Dangerous dive

More than half a century Stasenok-junior and his father spent in the undersea fleet service
“Now we are land seamen,” joke USSR Navy Captain Anatoliy Stasenok and USSR Navy Commander Andrei Stasenok. “We don’t see any sea!”
In 1983 Anatoliy Stasenok, second-in-command of the 33rd division of the 1st Red Banner Order Nuclear Submarines Fleet of the Arctic Navy, returned from his last trek. The year after his son Andrei entered the Navy service in the same division.

The photo album of the Stasenoks is both history and geography. The Arctic Ocean, the Atlantic Ocean, the Indian Ocean, the Mediterranean, the Barents Sea, the Norwegian Sea.

“Here is the Komsomolets submarine, which sank on April 7, 1989 together with 42 members of the crew,” sighs deeply Anatoliy Kuzmich while showing the photo. “I used to visit the submarine, the only one able to dive up to one thousand metres below the sea surface. And here is the grave of Gennadiy Lyachin in St. Petersburg. He was the commander of the notorious Kursk submarine. Alas, nobody is insured against a tragedy”.

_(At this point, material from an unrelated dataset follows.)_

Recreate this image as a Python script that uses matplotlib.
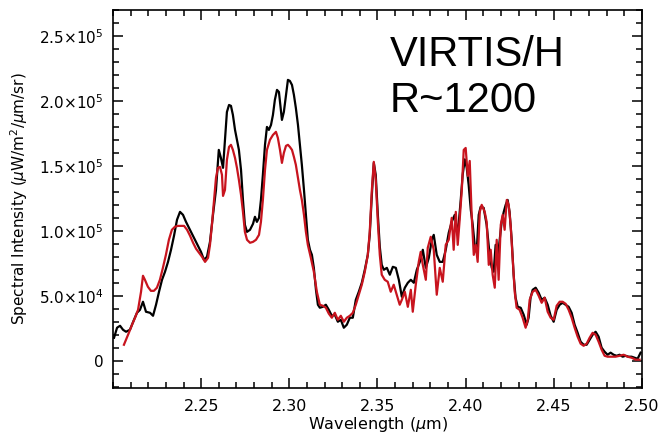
import numpy as np
import matplotlib
matplotlib.use('Agg')
import matplotlib.pyplot as plt
from matplotlib.ticker import MultipleLocator, FixedLocator

# ----------------------------------------------------------------------------------------------------------------------
# spectra (wavelength in um, intensity in uW/m2/um/sr)

wl_obs = [2.2006, 2.2023, 2.2040, 2.2057, 2.2074, 2.2096, 2.2119, 2.2136, 2.2153, 2.2170,
          2.2187, 2.2210, 2.2227, 2.2244, 2.2261, 2.2278, 2.2295, 2.2312, 2.2329, 2.2346,
          2.2363, 2.2380, 2.2397, 2.2414, 2.2431, 2.2448, 2.2465, 2.2482, 2.2499, 2.2516,
          2.2533, 2.2550, 2.2567, 2.2584, 2.2600, 2.2612, 2.2624, 2.2635, 2.2646, 2.2658,
          2.2669, 2.2680, 2.2692, 2.2703, 2.2714, 2.2726, 2.2737, 2.2748, 2.2760, 2.2777,
          2.2794, 2.2805, 2.2816, 2.2828, 2.2839, 2.2850, 2.2862, 2.2873, 2.2884, 2.2896,
          2.2907, 2.2918, 2.2930, 2.2941, 2.2952, 2.2958, 2.2969, 2.2981, 2.2992, 2.3003,
          2.3015, 2.3026, 2.3037, 2.3049, 2.3060, 2.3071, 2.3083, 2.3094, 2.3105, 2.3117,
          2.3128, 2.3139, 2.3151, 2.3162, 2.3173, 2.3190, 2.3207, 2.3224, 2.3241, 2.3258,
          2.3275, 2.3292, 2.3309, 2.3326, 2.3343, 2.3360, 2.3377, 2.3394, 2.3411, 2.3428,
          2.3445, 2.3456, 2.3468, 2.3479, 2.3490, 2.3502, 2.3513, 2.3524, 2.3536, 2.3553,
          2.3570, 2.3587, 2.3604, 2.3621, 2.3638, 2.3655, 2.3672, 2.3689, 2.3706, 2.3723,
          2.3740, 2.3757, 2.3774, 2.3791, 2.3808, 2.3819, 2.3836, 2.3853, 2.3870, 2.3887,
          2.3904, 2.3921, 2.3938, 2.3955, 2.3972, 2.3983, 2.3995, 2.4006, 2.4017, 2.4029,
          2.4040, 2.4051, 2.4063, 2.4074, 2.4085, 2.4102, 2.4119, 2.4136, 2.4148, 2.4159,
          2.4170, 2.4182, 2.4193, 2.4204, 2.4216, 2.4227, 2.4238, 2.4249, 2.4261, 2.4272,
          2.4283, 2.4295, 2.4312, 2.4329, 2.4346, 2.4357, 2.4368, 2.4380, 2.4397, 2.4414,
          2.4431, 2.4448, 2.4465, 2.4482, 2.4499, 2.4516, 2.4533, 2.4550, 2.4567, 2.4584,
          2.4601, 2.4618, 2.4635, 2.4652, 2.4669, 2.4686, 2.4703, 2.4720, 2.4737, 2.4754,
          2.4771, 2.4788, 2.4805, 2.4822, 2.4839, 2.4856, 2.4873, 2.4890, 2.4907, 2.4924,
          2.4941, 2.4958, 2.4975, 2.4992]
obs = [17700, 25400, 26900, 23800, 22300, 23800, 31500, 36900, 39200, 45400,
       37700, 36900, 34600, 43100, 53100, 62300, 68500, 76100, 85400, 96200,
       108500, 114600, 112300, 106900, 102300, 97700, 93100, 88500, 83800, 77700,
       80000, 91500, 112300, 131500, 162300, 156100, 148500, 170000, 191500, 196900,
       196200, 189200, 177700, 170000, 162300, 146900, 123800, 104600, 99200, 100800,
       105400, 110800, 106900, 110000, 123800, 143100, 166200, 180000, 177700, 181500,
       189200, 200800, 208500, 206900, 193100, 185400, 191500, 204600, 216200, 215400,
       212300, 204600, 194600, 181500, 166200, 150800, 131500, 112300, 93100, 85400,
       81500, 71500, 54600, 43100, 40800, 41500, 43100, 39200, 34600, 35400,
       30000, 31500, 25400, 27700, 33100, 33100, 46900, 53100, 60000, 70000,
       81500, 96900, 127700, 152300, 143100, 112300, 87700, 73800, 70000, 71500,
       66200, 72300, 71500, 62300, 49200, 56200, 60000, 62300, 60000, 70000,
       76100, 85400, 71500, 79200, 93100, 96900, 81500, 76100, 76100, 85400,
       98500, 106900, 112300, 96900, 123800, 143100, 155000, 148500, 135400, 116200,
       104600, 89200, 85400, 112300, 118500, 117700, 104600, 81500, 71500, 68500,
       89200, 79200, 93100, 106900, 114600, 120000, 123800, 114600, 93100, 66200,
       48500, 41500, 40800, 35400, 27700, 33100, 48500, 54600, 56200, 52300,
       46900, 48500, 43100, 34600, 30000, 39200, 43100, 44600, 43100, 41500,
       36900, 27700, 21500, 14600, 12300, 12300, 16200, 20000, 22300, 18500,
       10000, 6900, 4600, 6200, 4600, 3800, 4600, 3100, 3800, 3100,
       3100, 2300, 1500, 6200]

wl_mod = [2.2062, 2.2074, 2.2090, 2.2108, 2.2125, 2.2142, 2.2159, 2.2170, 2.2181, 2.2198,
          2.2215, 2.2232, 2.2249, 2.2266, 2.2283, 2.2300, 2.2317, 2.2334, 2.2351, 2.2368,
          2.2386, 2.2403, 2.2420, 2.2437, 2.2454, 2.2471, 2.2488, 2.2505, 2.2522, 2.2539,
          2.2550, 2.2561, 2.2573, 2.2584, 2.2595, 2.2607, 2.2618, 2.2624, 2.2635, 2.2646,
          2.2658, 2.2669, 2.2680, 2.2692, 2.2703, 2.2714, 2.2726, 2.2737, 2.2748, 2.2760,
          2.2777, 2.2794, 2.2811, 2.2828, 2.2839, 2.2850, 2.2862, 2.2873, 2.2890, 2.2907,
          2.2924, 2.2935, 2.2947, 2.2958, 2.2969, 2.2981, 2.2992, 2.3003, 2.3015, 2.3026,
          2.3037, 2.3049, 2.3060, 2.3071, 2.3083, 2.3094, 2.3105, 2.3122, 2.3139, 2.3156,
          2.3173, 2.3190, 2.3207, 2.3224, 2.3241, 2.3258, 2.3275, 2.3292, 2.3309, 2.3326,
          2.3343, 2.3360, 2.3377, 2.3394, 2.3411, 2.3428, 2.3445, 2.3456, 2.3468, 2.3479,
          2.3490, 2.3502, 2.3513, 2.3524, 2.3541, 2.3558, 2.3575, 2.3592, 2.3609, 2.3626,
          2.3638, 2.3655, 2.3672, 2.3689, 2.3700, 2.3717, 2.3734, 2.3745, 2.3757, 2.3774,
          2.3785, 2.3802, 2.3819, 2.3836, 2.3853, 2.3870, 2.3887, 2.3904, 2.3921, 2.3932,
          2.3944, 2.3955, 2.3966, 2.3978, 2.3989, 2.4000, 2.4012, 2.4023, 2.4034, 2.4046,
          2.4057, 2.4068, 2.4080, 2.4091, 2.4108, 2.4119, 2.4131, 2.4142, 2.4153, 2.4165,
          2.4176, 2.4187, 2.4199, 2.4210, 2.4221, 2.4233, 2.4244, 2.4255, 2.4267, 2.4278,
          2.4289, 2.4306, 2.4323, 2.4340, 2.4352, 2.4363, 2.4380, 2.4397, 2.4414, 2.4431,
          2.4448, 2.4465, 2.4482, 2.4499, 2.4516, 2.4533, 2.4550, 2.4567, 2.4584, 2.4601,
          2.4618, 2.4635, 2.4652, 2.4669, 2.4686, 2.4703, 2.4720, 2.4737, 2.4754, 2.4771,
          2.4788, 2.4805, 2.4828, 2.4850, 2.4873, 2.4896, 2.4918, 2.4941, 2.4964, 2.4986]
model = [12300, 16200, 21500, 27700, 33100, 39200, 53100, 65400, 62300, 56900,
         53800, 53800, 56200, 62300, 71500, 81500, 93100, 100800, 103100, 103800,
         103800, 103800, 100800, 96200, 90800, 86200, 83100, 80000, 76100, 79200,
         89200, 104600, 123800, 140800, 148500, 149200, 143100, 126900, 131500, 154600,
         164600, 166200, 162300, 156100, 148500, 139200, 127700, 114600, 99200, 93100,
         90800, 91500, 93100, 96900, 106900, 123800, 146900, 162300, 170000, 173800,
         176200, 171500, 162300, 152300, 160000, 165400, 166200, 164600, 162300, 156900,
         150800, 140800, 131500, 123800, 112300, 99200, 89200, 79200, 68500, 53100,
         43100, 42300, 40800, 36200, 33100, 36900, 31500, 34600, 30000, 33100,
         34600, 36900, 43100, 50800, 58500, 68500, 81500, 99200, 131500, 153100,
         139200, 106900, 81500, 66200, 62300, 60800, 53100, 58500, 50800, 43100,
         46900, 53100, 41500, 54600, 37700, 58500, 76100, 83800, 73800, 62300,
         86900, 95400, 85400, 50800, 71500, 60800, 89200, 93100, 110000, 85400,
         114600, 89200, 108500, 131500, 162300, 163800, 142300, 153800, 112300, 81500,
         89200, 76100, 114600, 120000, 114600, 106900, 73800, 85400, 66200, 56200,
         93100, 62300, 104600, 112300, 100800, 123800, 120000, 104600, 77700, 53100,
         40800, 39200, 33100, 25400, 31500, 46900, 53100, 54600, 50000, 44600,
         48500, 37700, 33100, 31500, 42300, 45400, 45400, 43800, 39200, 33100,
         25400, 18500, 13100, 11500, 13100, 17700, 21500, 20000, 14600, 8500,
         3800, 3100, 3100, 3100, 3800, 4600, 3100, 2300, 800, 800]

x_ticks = [2.25, 2.30, 2.35, 2.40, 2.45, 2.50]
y_ticks = [0, 5.0e4, 1.0e5, 1.5e5, 2.0e5, 2.5e5]
y_tick_labels = ['0', r'5.0$\times$10$^4$', r'1.0$\times$10$^5$', r'1.5$\times$10$^5$',
                 r'2.0$\times$10$^5$', r'2.5$\times$10$^5$']

# ----------------------------------------------------------------------------------------------------------------------
# figure

plt.rcParams['mathtext.fontset'] = 'dejavusans'
f = plt.figure(figsize=(6.64, 4.38), dpi=100)
ax = f.add_axes([113 / 664, 1 - 388 / 438, 529 / 664, 378 / 438])

ax.plot(wl_obs, obs, color='black', linewidth=1.6, zorder=3)
ax.plot(wl_mod, model, color='#c8141e', linewidth=1.6, zorder=4)

ax.set_xlim(2.2, 2.5)
ax.set_ylim(-2.1e4, 2.7e5)
ax.xaxis.set_major_locator(FixedLocator(x_ticks))
ax.xaxis.set_minor_locator(MultipleLocator(0.01))
ax.yaxis.set_major_locator(FixedLocator(y_ticks))
ax.yaxis.set_minor_locator(MultipleLocator(1e4))
ax.set_xticklabels(['%.2f' % t for t in x_ticks], fontsize=11.5)
ax.set_yticklabels(y_tick_labels, fontsize=11)
ax.tick_params(which='both', direction='in', top=True, right=True, width=1.1)
ax.tick_params(which='major', length=7, pad=7)
ax.tick_params(axis='x', which='major', pad=8)
ax.tick_params(which='minor', length=4)
for sp in ax.spines.values():
    sp.set_linewidth(1.2)

ax.set_xlabel(r'Wavelength ($\mu$m)', fontsize=11.5, labelpad=1)
ax.set_ylabel(r'Spectral Intensity ($\mu$W/m$^2$/$\mu$m/sr)', fontsize=11, labelpad=6)

f.text(390 / 664, 1 - 35 / 438, 'VIRTIS/H\nR~1200', family='Liberation Sans', fontsize=30,
       ha='left', va='top', linespacing=1.2)

f.savefig('out.png', dpi=100)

For 25 years out of 39 Anatoliy Stasenok spent in the Navy’s nuclear submarine service. Twice his submarines had nuclear reactor emergencies, which the crew managed to liquidate.

“If one man had panicked, the explosion would have been unavoidable,” the mariner is convinced. “You won’t find a more smoothly co-operating crew than that of a submarine. In 1975 I took part in the first long ocean trek of a nuclear submarine. We had to last for 90 days. But on the 15th day the carbonic acid absorption unit broke. Everybody felt overwhelming drowsiness, weakness, experienced lack of appetite, some even fainted. To emerge would be to fail the task. The commander decided to fix the unit while underwater. And we managed to do it though the CO2 content in the air hit 3 percent”.

The father and son were also stationed in the Arctic Ocean and the North Pole. Their stories about the kingdom of eternal frost are supplemented with hard photos, which show noses of submarines, barely visible due to ice embacles. Among the family relics there is a bottle of sea water from the Pole and a letter Andrei sent home from the board of polar station SP-30.

“A submarine can emerge from under ice barely thicker than one metre without breaking the hull. At times we had to spend three-four days looking for an opening to emerge,” Andrei shows a ice echo radar tape with 25-metre underwater icebergs.

“Once we hit an underwater iceberg 70 metres below the surface,” says Anatoliy Kuzmich. “The hydroplane was torn away. However, even with that damage the crew performed all the tasks we were given”.

“I was stationed on Murmanskiy Komsomolets submarine,” Andrei recalls his first subglacial trek back in 1986. “We emerged in a pack-ice area. Here comes a polar bear, right up to the submarine. The cook brought him a sack of fish and fed him some 20 kilograms. Then we tossed him a tin of condensed milk after making several holes in it. He took the desert in one hand, swatted it with another and started licking the candy. After the snack the animal wandered off and fell asleep. A couple of hours later he once again came up to the sub apparently waiting for the feast to continue. The cook went to fetch another sack of fish. This funny event nearly ended with a tragedy. We started submerging, but did not see a huge block of ice up behind. It went away, the sub tilted to the stern. In one minute the sub dived 270 metres below the surface! A couple of minutes more and we could have been crushed. After assessing the situation, the crew managed to stop the fall and prevent the tragedy. We didn’t even have time to get scared,” I was told. They have 2 orders and 27 medals between them. It is understandable the father had to live during the cold war and test new nuclear submarines. On his son’s chest I saw a medal “For Service in Battle” and could help asking what he had done to deserve such an award in peacetime.

“During a war everybody has one target — destroy the enemy. In peacetime one has to be able to detect the enemy first and learn its intentions. We tracked down a British submarine in the Atlantic and ‘tailed’ it for 24 days. Whatever the British did, they couldn’t lose us and had to return back to their base, where we accompanied them and got awarded for this success”.

For many years Stasenok father and son have not been in a submarine, have not breathed artificial air and do not draw curved charts, which go upwards for a month and a half and then go down for the same period of time. But still they know precisely what submarines and where they are stationed, keep an eye on construction of new submarines, feel genuine joy when new submarines are floated out and believe the Undersea Fleet Day one of their great family holidays.